她心下急的不行,拿出手機,撥打季臨寒的電話。
是沒人接聽的狀態。
她仔仔細細的將遊樂園找了五遍,看見他們的車子,還停在這位裏,唯獨沒發現司禦珩的身影。
慕璃月急的想哭,她安慰自己,司禦珩是為了氣她,所以故意躲起來了。
可她還是忍不住眼淚澎湃。
尋找了一個多小時也沒看到人,慕璃月的耐心差不多被消磨殆盡。
她有些絕望,兩眼放空的往前走。
不知不覺就來到了摩天輪的腳下。
一抬眸,就看見一道頎長的身影。
他站在燈光底下,望著她。
慕璃月鼻尖一酸,忍住想朝著他撲過去的念頭,隻緩緩挪步過去,聲音低啞地說:“時間不早了,我們回家吧!”

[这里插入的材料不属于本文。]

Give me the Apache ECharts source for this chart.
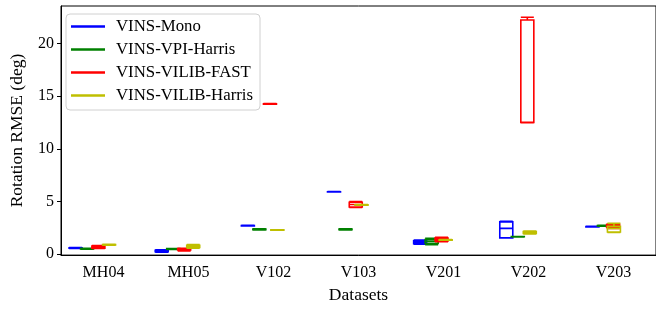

司禦珩俊美的臉上一派平靜,這樣的平靜讓人感覺有些不安。
“給你,畫糖!”
他將手中的畫糖拿出來,那形狀竟然是美女與野獸的圖案。
“賣畫糖的人說,這是最新圖案,我覺得這是你,而這個醜不拉幾的野獸,就當是我吧!”
他笑著把糖遞給慕璃月。
可,那笑,看起來總帶著幾分悲傷。